■ OBJECTIVE: From the records below, copy every line that contains the word "this".

■ DATASET RECORDS:
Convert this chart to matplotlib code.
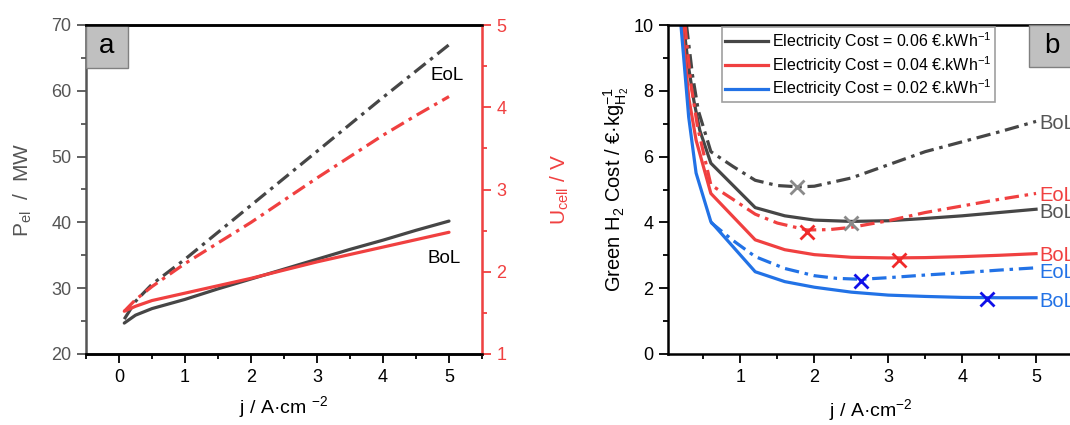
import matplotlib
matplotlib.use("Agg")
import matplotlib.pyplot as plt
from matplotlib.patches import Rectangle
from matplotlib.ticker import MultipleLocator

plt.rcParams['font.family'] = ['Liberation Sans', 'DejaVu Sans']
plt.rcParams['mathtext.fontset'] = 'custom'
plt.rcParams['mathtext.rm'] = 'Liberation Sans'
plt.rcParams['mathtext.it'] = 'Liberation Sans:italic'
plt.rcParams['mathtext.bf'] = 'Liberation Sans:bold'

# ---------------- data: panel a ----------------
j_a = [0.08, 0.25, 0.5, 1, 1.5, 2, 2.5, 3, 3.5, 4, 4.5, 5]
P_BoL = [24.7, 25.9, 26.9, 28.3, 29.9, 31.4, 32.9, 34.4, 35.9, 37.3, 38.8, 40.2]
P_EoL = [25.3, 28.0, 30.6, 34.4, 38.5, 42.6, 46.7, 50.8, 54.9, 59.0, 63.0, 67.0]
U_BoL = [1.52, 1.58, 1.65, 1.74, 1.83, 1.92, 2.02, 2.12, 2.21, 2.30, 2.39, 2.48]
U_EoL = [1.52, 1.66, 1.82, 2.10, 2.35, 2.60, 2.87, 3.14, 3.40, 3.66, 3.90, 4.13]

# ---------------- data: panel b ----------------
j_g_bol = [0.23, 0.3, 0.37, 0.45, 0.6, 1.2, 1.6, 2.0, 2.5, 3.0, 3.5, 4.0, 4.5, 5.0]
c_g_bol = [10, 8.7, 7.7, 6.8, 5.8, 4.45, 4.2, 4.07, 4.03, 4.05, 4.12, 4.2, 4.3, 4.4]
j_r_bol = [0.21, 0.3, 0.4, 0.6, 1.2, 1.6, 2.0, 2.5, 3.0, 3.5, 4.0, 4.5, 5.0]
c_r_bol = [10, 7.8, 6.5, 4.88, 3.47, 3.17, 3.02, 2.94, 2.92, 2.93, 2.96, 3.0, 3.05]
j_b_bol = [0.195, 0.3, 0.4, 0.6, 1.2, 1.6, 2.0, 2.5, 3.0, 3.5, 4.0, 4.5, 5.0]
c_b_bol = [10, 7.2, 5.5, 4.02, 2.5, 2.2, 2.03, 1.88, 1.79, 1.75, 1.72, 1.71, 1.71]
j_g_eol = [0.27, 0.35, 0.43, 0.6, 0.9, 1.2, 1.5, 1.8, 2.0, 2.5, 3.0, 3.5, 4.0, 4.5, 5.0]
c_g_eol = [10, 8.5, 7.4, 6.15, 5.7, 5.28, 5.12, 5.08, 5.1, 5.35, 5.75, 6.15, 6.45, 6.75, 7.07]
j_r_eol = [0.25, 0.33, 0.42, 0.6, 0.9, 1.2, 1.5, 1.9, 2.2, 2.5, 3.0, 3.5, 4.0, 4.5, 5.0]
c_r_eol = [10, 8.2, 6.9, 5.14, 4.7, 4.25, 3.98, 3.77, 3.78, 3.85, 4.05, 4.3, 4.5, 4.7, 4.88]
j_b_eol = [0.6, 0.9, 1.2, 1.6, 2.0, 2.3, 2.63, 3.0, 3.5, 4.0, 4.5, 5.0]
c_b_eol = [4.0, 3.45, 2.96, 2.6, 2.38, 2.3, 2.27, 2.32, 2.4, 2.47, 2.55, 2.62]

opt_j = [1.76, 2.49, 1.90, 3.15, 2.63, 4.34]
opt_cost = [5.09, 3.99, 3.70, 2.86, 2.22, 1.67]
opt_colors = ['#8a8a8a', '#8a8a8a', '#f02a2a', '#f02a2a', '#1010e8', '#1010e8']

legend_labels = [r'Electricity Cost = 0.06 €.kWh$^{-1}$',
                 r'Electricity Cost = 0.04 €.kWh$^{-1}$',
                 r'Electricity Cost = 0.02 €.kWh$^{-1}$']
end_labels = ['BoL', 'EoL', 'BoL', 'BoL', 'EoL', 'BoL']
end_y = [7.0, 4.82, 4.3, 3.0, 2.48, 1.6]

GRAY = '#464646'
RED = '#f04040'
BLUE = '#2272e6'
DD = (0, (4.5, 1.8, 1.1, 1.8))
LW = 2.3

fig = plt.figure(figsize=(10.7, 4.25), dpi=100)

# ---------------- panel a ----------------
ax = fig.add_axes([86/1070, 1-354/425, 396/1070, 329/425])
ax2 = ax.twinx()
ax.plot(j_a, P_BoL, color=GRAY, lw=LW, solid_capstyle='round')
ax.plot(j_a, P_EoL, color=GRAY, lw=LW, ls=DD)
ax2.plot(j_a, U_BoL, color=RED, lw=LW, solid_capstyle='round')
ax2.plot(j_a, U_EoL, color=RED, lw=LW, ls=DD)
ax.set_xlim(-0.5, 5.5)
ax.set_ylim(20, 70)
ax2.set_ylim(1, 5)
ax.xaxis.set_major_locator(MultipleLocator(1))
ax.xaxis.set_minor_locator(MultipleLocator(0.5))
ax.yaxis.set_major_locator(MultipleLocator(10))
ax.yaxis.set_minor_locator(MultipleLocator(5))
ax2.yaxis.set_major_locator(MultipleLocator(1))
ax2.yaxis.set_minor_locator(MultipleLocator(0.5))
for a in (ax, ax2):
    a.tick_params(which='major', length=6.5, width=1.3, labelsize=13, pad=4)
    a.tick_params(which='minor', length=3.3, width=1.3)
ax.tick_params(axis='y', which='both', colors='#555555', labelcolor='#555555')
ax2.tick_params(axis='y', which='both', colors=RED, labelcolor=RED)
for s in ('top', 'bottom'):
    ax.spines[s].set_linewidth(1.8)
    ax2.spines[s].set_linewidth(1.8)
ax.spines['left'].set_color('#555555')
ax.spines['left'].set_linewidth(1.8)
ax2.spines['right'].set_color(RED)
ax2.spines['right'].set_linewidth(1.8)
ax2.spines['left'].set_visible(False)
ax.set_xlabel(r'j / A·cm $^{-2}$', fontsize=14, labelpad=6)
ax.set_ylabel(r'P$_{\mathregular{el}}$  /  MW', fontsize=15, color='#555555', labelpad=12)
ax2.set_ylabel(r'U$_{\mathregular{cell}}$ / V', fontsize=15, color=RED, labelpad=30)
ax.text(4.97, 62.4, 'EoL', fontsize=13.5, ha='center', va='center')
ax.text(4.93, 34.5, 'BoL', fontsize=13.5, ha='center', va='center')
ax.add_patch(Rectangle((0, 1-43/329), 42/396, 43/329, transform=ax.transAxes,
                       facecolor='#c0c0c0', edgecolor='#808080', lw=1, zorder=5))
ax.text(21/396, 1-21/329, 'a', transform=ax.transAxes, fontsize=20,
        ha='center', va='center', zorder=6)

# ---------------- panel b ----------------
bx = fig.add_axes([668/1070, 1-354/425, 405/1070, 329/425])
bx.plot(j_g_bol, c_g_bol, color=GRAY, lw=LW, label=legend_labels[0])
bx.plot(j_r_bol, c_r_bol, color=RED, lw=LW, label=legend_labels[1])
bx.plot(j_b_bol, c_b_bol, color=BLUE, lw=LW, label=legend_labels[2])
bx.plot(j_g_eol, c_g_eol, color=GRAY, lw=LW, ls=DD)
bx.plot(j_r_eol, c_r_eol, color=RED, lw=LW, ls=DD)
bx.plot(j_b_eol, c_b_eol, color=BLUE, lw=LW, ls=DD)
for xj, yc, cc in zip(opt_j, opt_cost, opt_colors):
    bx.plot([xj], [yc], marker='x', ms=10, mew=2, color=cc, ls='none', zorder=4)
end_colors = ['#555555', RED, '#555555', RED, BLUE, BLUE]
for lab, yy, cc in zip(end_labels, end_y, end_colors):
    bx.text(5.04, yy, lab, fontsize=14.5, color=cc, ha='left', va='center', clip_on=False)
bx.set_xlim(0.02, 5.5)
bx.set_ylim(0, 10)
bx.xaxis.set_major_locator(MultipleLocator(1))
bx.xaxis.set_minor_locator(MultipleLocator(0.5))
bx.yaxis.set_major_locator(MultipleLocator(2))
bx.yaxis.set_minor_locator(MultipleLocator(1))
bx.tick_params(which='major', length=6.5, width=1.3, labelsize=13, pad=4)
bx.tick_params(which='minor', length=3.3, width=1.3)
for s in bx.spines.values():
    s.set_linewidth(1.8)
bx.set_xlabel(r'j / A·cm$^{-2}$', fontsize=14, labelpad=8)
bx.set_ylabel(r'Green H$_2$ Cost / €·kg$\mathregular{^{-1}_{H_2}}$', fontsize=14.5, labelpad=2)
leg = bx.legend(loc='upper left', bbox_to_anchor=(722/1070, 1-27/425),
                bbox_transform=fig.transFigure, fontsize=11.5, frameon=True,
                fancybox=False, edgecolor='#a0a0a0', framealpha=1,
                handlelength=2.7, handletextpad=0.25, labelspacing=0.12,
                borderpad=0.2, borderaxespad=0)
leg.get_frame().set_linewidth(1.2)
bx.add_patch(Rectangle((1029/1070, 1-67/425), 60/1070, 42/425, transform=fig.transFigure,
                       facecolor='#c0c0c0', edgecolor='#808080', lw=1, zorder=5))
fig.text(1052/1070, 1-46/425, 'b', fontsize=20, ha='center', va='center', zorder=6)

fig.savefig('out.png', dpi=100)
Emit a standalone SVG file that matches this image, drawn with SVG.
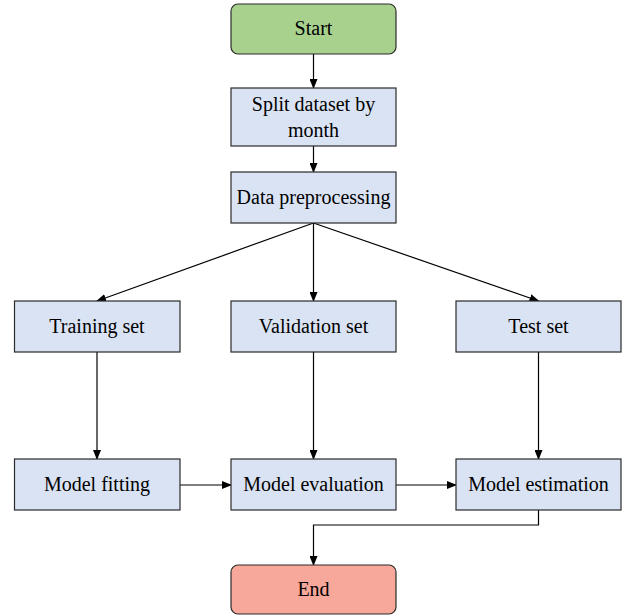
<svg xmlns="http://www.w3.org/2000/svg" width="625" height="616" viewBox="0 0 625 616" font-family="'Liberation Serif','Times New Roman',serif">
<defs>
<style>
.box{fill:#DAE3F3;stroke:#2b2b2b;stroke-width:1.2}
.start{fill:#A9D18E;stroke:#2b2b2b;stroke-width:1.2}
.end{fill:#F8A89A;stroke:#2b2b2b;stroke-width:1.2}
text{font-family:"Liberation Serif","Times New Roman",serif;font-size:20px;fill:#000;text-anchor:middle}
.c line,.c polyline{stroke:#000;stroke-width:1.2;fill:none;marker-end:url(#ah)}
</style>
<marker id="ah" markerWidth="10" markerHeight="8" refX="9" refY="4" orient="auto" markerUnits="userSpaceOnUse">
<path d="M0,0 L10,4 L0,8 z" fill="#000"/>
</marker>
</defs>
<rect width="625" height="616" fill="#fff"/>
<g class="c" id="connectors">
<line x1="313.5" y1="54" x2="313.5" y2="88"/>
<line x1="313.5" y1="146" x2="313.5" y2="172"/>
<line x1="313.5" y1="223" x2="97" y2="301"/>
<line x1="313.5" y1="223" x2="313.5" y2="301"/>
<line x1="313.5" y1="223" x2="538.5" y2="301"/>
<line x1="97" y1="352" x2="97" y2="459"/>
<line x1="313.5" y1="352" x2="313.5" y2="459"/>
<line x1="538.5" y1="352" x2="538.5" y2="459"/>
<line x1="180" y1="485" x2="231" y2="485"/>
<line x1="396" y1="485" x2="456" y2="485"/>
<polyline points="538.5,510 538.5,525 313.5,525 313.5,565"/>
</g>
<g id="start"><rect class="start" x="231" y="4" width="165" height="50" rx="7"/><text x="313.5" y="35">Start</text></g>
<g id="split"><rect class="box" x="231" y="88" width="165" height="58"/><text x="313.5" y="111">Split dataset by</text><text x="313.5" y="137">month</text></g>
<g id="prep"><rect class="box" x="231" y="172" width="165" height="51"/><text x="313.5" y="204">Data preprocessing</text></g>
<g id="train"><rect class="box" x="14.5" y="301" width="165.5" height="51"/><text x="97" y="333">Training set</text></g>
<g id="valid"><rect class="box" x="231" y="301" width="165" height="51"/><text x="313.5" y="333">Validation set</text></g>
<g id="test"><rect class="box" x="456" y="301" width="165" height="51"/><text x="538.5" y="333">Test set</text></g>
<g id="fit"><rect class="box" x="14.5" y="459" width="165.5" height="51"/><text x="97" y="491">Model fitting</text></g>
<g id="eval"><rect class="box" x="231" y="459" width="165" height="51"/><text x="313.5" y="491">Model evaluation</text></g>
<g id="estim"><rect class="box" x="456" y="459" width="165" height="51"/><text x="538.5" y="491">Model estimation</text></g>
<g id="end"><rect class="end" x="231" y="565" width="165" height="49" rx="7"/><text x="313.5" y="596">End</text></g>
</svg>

■ EXERCISE RESPONSE:
Convert this chart to matplotlib code.
Emit a standalone SVG file that matches this image, drawn with SVG.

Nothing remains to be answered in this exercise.